** start SUPPLIED RECORDS **

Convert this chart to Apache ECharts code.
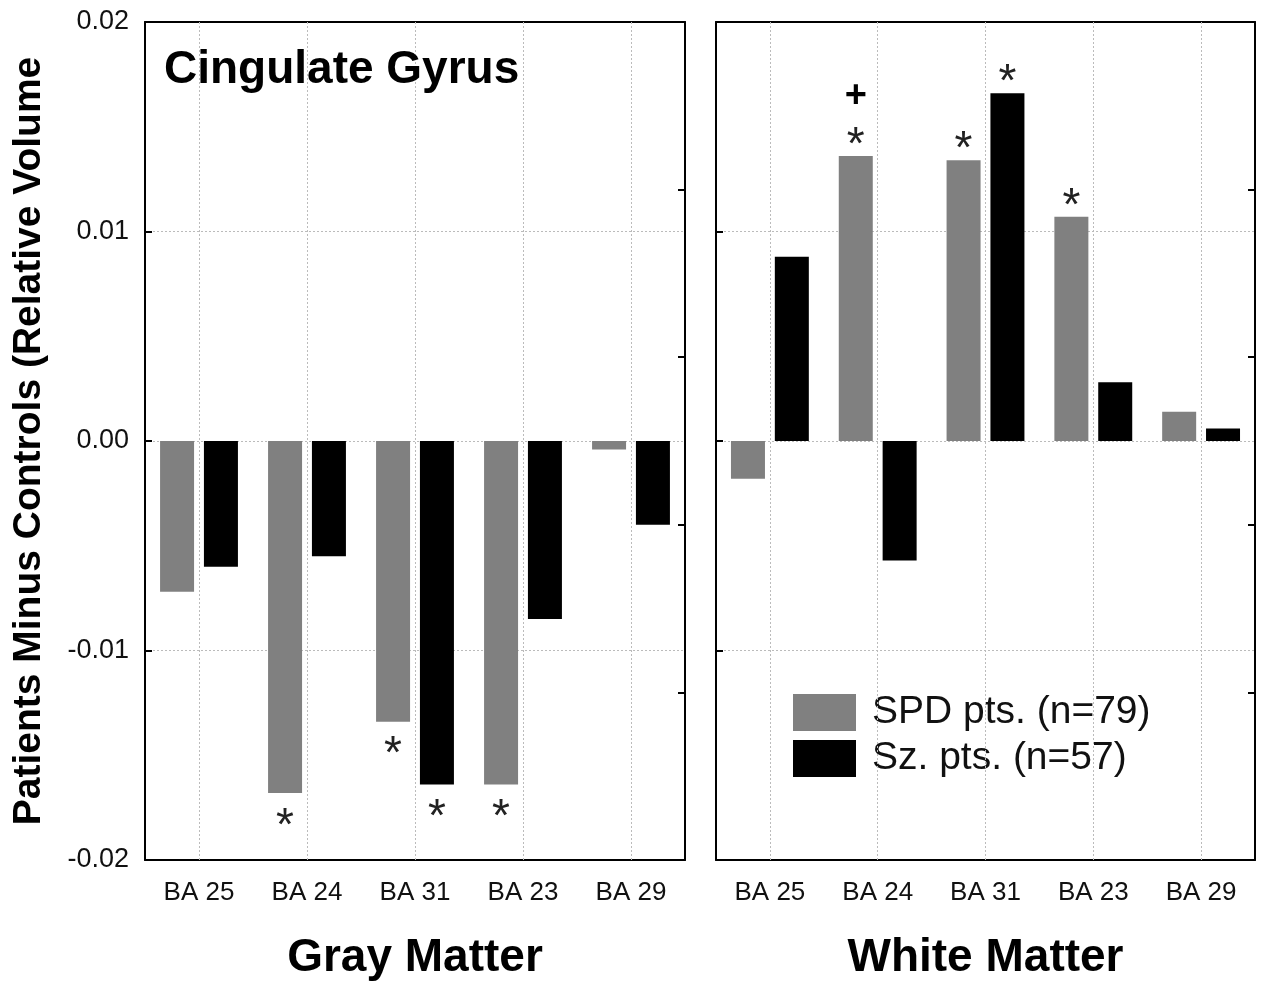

** end SUPPLIED RECORDS **
** start SUPPLIED RECORDS **

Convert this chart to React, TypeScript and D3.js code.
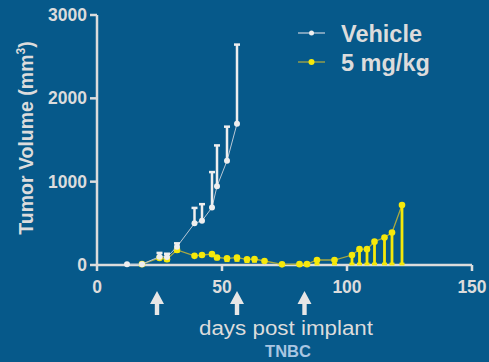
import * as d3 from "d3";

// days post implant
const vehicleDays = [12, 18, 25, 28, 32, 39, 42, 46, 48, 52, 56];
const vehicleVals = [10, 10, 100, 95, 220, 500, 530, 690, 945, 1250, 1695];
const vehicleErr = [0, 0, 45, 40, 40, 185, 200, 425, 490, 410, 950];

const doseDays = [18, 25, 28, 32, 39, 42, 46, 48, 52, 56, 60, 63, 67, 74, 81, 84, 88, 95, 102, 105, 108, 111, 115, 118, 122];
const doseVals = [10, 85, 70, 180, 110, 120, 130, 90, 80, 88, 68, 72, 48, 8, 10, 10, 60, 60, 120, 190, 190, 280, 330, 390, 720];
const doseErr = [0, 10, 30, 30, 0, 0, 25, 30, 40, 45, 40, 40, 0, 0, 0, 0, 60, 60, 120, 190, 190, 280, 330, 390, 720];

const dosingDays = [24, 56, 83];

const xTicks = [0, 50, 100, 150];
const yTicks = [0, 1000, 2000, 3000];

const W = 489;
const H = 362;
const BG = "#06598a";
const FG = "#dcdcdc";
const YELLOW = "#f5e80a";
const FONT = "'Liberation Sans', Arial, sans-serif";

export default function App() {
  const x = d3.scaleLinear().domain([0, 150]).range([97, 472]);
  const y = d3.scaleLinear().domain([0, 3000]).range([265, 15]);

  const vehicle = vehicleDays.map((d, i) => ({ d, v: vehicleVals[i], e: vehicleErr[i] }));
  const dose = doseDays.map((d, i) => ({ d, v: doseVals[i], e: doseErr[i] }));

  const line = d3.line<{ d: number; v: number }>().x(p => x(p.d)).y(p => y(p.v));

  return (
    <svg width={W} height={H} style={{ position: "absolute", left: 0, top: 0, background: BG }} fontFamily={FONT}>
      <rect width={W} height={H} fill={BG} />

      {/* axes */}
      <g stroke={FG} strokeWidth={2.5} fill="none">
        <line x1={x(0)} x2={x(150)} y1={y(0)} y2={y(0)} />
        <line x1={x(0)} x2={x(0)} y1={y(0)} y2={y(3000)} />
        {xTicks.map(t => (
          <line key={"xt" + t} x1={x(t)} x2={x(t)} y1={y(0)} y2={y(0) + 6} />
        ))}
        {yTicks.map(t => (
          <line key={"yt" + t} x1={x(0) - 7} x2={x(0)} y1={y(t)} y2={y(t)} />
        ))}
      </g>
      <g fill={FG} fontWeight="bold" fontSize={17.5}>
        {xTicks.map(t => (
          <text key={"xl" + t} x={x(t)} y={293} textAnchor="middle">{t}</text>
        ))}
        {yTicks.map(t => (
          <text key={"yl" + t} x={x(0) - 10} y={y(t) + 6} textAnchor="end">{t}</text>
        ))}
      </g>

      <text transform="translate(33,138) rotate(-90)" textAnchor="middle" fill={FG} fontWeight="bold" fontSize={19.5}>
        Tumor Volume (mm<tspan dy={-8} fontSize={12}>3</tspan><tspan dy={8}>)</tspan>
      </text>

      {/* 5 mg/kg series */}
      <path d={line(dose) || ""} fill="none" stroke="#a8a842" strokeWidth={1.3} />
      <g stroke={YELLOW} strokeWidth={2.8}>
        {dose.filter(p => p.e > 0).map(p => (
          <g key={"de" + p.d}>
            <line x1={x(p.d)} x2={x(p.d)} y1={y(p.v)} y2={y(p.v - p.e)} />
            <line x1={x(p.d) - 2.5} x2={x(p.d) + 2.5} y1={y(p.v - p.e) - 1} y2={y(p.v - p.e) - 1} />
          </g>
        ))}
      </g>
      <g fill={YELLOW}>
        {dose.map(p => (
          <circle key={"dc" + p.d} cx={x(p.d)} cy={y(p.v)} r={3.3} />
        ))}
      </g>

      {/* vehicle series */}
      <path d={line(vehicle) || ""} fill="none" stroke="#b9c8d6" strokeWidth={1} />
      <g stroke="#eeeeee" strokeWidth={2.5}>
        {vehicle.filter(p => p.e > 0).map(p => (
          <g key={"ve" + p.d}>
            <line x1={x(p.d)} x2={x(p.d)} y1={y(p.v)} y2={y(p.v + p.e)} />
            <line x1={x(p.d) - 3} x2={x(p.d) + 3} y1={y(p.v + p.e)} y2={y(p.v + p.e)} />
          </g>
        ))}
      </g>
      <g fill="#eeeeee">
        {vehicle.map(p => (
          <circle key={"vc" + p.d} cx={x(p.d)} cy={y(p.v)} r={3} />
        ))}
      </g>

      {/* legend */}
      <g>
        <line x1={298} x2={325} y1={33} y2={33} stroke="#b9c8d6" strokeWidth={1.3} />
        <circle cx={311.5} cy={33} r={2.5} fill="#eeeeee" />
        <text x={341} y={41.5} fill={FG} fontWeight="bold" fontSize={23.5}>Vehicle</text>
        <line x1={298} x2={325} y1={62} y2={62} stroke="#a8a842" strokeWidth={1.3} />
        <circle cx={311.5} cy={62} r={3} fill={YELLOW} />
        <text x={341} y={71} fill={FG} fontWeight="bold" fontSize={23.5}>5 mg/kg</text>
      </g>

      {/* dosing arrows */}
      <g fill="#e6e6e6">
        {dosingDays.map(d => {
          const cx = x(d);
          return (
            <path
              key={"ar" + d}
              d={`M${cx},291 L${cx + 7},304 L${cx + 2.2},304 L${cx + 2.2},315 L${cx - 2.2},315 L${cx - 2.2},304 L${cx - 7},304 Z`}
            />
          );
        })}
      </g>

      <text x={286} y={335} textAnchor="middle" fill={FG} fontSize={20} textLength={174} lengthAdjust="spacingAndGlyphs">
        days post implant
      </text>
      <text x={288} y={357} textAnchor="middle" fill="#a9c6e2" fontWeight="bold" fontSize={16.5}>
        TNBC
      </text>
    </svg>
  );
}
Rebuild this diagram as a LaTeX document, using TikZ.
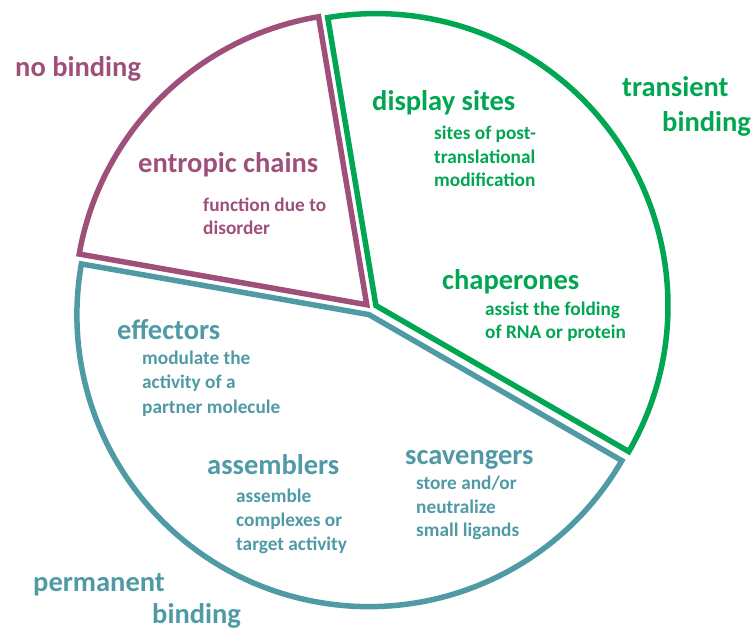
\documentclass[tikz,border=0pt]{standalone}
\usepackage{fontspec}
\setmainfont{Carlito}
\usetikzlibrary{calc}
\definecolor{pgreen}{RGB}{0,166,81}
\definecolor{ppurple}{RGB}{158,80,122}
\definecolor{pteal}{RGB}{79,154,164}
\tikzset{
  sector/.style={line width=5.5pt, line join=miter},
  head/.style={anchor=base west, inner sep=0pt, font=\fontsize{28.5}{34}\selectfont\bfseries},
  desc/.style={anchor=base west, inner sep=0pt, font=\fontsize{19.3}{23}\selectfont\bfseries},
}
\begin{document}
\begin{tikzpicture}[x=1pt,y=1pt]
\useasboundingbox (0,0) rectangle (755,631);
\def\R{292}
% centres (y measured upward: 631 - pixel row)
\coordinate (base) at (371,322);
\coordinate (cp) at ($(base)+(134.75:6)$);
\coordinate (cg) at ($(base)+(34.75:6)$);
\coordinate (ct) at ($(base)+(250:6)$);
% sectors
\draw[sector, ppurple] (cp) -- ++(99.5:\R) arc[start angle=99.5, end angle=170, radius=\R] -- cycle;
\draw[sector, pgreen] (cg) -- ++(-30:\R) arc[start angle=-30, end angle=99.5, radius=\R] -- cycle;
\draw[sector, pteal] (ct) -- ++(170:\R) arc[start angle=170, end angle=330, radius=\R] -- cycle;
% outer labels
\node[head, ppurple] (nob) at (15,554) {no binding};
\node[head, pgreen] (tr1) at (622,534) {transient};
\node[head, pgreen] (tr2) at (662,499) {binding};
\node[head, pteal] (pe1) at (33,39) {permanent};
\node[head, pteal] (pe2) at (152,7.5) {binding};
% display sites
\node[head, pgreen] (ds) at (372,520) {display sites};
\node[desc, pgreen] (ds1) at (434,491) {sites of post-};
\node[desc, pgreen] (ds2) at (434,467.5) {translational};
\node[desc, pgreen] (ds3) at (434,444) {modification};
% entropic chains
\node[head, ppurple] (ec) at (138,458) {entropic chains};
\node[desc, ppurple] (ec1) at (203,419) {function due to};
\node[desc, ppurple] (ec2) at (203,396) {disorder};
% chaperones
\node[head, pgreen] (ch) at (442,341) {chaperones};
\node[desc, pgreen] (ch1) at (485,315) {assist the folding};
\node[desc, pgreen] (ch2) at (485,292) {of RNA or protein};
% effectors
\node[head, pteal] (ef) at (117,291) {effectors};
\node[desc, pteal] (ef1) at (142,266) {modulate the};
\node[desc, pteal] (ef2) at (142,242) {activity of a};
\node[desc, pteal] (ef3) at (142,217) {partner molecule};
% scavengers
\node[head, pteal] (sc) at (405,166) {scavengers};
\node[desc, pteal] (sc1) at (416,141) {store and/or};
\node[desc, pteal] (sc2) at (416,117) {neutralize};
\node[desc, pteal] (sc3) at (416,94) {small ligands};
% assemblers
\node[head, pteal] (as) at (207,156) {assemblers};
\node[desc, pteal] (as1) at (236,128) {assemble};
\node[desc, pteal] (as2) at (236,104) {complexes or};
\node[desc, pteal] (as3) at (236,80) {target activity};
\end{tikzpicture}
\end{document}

** end SUPPLIED RECORDS **
** start SUPPLIED RECORDS **

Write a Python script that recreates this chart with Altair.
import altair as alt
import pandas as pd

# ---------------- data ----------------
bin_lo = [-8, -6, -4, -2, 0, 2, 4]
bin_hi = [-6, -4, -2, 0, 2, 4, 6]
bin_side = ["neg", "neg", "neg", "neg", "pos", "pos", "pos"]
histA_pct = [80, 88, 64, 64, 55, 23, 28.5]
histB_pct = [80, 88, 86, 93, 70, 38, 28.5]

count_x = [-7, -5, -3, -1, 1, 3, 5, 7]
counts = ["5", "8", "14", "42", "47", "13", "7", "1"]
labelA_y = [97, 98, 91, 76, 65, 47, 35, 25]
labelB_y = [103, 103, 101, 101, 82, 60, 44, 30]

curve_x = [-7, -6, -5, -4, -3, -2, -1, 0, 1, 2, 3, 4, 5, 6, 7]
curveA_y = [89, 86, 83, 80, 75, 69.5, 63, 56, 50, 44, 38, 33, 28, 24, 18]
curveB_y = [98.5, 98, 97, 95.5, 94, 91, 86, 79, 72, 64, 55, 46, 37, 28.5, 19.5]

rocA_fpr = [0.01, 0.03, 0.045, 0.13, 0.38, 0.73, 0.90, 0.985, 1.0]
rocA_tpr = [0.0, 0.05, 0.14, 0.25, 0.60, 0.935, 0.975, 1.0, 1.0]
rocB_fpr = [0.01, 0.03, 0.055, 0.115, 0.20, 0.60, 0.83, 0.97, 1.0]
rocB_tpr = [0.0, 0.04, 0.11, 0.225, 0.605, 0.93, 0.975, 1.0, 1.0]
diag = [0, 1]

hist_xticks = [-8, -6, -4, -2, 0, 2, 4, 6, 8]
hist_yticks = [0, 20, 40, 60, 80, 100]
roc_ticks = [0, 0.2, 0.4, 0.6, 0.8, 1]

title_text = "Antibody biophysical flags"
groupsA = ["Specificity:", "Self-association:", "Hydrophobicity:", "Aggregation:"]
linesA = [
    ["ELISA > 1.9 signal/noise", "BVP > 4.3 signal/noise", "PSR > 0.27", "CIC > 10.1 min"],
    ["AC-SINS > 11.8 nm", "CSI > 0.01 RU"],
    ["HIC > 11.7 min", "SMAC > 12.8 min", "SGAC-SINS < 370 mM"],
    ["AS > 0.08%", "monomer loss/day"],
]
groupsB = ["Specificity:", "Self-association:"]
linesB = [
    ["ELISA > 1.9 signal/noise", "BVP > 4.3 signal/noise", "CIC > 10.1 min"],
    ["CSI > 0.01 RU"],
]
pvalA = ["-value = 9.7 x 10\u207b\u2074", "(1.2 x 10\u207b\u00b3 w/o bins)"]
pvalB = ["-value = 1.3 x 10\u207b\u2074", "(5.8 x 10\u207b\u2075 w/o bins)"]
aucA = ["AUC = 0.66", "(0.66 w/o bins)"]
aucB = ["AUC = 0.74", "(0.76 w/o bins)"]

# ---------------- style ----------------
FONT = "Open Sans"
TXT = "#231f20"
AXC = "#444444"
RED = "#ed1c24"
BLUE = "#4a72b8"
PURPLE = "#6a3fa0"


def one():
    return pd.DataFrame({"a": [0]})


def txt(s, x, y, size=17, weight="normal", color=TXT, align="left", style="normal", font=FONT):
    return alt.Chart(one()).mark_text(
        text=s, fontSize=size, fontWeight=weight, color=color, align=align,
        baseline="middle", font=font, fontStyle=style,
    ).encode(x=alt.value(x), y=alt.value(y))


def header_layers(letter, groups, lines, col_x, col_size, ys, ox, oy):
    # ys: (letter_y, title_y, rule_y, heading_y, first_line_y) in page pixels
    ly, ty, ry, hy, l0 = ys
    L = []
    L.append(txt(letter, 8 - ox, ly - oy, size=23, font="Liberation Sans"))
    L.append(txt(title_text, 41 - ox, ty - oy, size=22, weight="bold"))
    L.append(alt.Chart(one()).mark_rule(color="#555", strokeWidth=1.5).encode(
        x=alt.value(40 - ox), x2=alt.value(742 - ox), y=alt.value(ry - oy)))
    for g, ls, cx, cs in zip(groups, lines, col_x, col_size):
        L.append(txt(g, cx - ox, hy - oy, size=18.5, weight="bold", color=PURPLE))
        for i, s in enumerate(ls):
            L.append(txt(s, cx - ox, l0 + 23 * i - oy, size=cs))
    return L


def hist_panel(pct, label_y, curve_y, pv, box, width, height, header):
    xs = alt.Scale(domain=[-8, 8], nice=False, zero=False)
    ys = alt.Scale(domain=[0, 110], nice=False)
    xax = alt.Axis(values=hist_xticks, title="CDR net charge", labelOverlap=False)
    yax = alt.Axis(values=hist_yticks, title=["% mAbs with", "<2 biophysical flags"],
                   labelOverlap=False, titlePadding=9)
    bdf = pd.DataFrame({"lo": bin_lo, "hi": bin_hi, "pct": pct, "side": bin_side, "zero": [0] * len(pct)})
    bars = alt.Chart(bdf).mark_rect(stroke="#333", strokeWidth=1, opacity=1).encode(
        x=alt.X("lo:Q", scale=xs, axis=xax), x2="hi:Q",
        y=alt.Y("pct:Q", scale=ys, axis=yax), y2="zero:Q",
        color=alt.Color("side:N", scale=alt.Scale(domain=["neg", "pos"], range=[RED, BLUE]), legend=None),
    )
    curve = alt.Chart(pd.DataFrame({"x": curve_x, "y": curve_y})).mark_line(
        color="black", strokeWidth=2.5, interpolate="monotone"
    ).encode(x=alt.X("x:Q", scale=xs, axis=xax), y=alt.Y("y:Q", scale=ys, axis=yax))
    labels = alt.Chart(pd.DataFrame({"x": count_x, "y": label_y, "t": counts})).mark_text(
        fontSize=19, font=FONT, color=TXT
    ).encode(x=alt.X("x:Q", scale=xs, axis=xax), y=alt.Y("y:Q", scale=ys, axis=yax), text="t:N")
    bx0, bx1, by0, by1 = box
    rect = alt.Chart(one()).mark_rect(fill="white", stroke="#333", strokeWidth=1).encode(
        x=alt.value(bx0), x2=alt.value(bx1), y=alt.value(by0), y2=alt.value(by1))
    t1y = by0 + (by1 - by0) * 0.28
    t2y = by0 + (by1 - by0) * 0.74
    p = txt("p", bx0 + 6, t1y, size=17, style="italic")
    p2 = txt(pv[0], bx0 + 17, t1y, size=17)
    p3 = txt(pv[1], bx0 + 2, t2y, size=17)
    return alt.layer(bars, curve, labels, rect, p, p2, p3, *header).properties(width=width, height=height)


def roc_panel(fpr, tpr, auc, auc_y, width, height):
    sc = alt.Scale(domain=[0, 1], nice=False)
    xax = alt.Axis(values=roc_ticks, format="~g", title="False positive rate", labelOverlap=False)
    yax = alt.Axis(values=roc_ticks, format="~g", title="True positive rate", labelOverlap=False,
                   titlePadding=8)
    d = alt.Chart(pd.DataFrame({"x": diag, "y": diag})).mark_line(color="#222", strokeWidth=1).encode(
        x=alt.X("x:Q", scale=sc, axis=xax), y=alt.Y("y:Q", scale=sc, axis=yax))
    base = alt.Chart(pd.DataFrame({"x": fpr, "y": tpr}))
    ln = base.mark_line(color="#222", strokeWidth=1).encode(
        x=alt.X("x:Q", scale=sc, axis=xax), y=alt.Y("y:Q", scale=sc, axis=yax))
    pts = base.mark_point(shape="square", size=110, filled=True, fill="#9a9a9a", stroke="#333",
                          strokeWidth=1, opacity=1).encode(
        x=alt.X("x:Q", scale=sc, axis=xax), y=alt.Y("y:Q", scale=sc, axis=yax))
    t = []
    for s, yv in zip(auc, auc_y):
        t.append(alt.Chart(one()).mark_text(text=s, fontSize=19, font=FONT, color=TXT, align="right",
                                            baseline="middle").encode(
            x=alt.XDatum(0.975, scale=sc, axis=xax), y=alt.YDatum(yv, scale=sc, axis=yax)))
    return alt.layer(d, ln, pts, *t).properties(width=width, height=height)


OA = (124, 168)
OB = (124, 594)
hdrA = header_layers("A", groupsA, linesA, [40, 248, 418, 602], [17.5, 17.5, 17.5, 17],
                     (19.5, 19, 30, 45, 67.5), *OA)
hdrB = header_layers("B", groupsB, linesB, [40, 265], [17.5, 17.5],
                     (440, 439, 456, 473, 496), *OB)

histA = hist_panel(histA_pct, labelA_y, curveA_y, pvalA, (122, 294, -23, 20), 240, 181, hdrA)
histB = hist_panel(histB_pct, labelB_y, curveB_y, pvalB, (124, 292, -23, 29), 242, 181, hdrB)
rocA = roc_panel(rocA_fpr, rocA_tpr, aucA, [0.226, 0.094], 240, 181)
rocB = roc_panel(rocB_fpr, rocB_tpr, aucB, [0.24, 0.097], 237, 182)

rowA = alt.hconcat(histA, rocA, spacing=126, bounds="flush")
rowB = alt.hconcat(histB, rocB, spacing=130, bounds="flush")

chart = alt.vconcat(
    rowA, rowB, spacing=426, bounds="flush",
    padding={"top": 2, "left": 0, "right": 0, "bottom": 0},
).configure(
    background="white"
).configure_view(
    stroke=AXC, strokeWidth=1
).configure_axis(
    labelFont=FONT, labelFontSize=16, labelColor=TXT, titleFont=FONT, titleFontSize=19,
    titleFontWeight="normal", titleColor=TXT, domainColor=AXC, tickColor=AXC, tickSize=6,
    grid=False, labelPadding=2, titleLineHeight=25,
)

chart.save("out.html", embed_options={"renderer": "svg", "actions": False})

** end SUPPLIED RECORDS **

**WHAT THE TASK ASKS:**
The lines you need run from the one containing "Convert this chart to React, TypeScript" down to the one containing "490, 410, 950];"; print them exactly, both ends included, and leave out pictures.

**WRITTEN REPLY:**
Convert this chart to React, TypeScript and D3.js code.
import * as d3 from "d3";

// days post implant
const vehicleDays = [12, 18, 25, 28, 32, 39, 42, 46, 48, 52, 56];
const vehicleVals = [10, 10, 100, 95, 220, 500, 530, 690, 945, 1250, 1695];
const vehicleErr = [0, 0, 45, 40, 40, 185, 200, 425, 490, 410, 950];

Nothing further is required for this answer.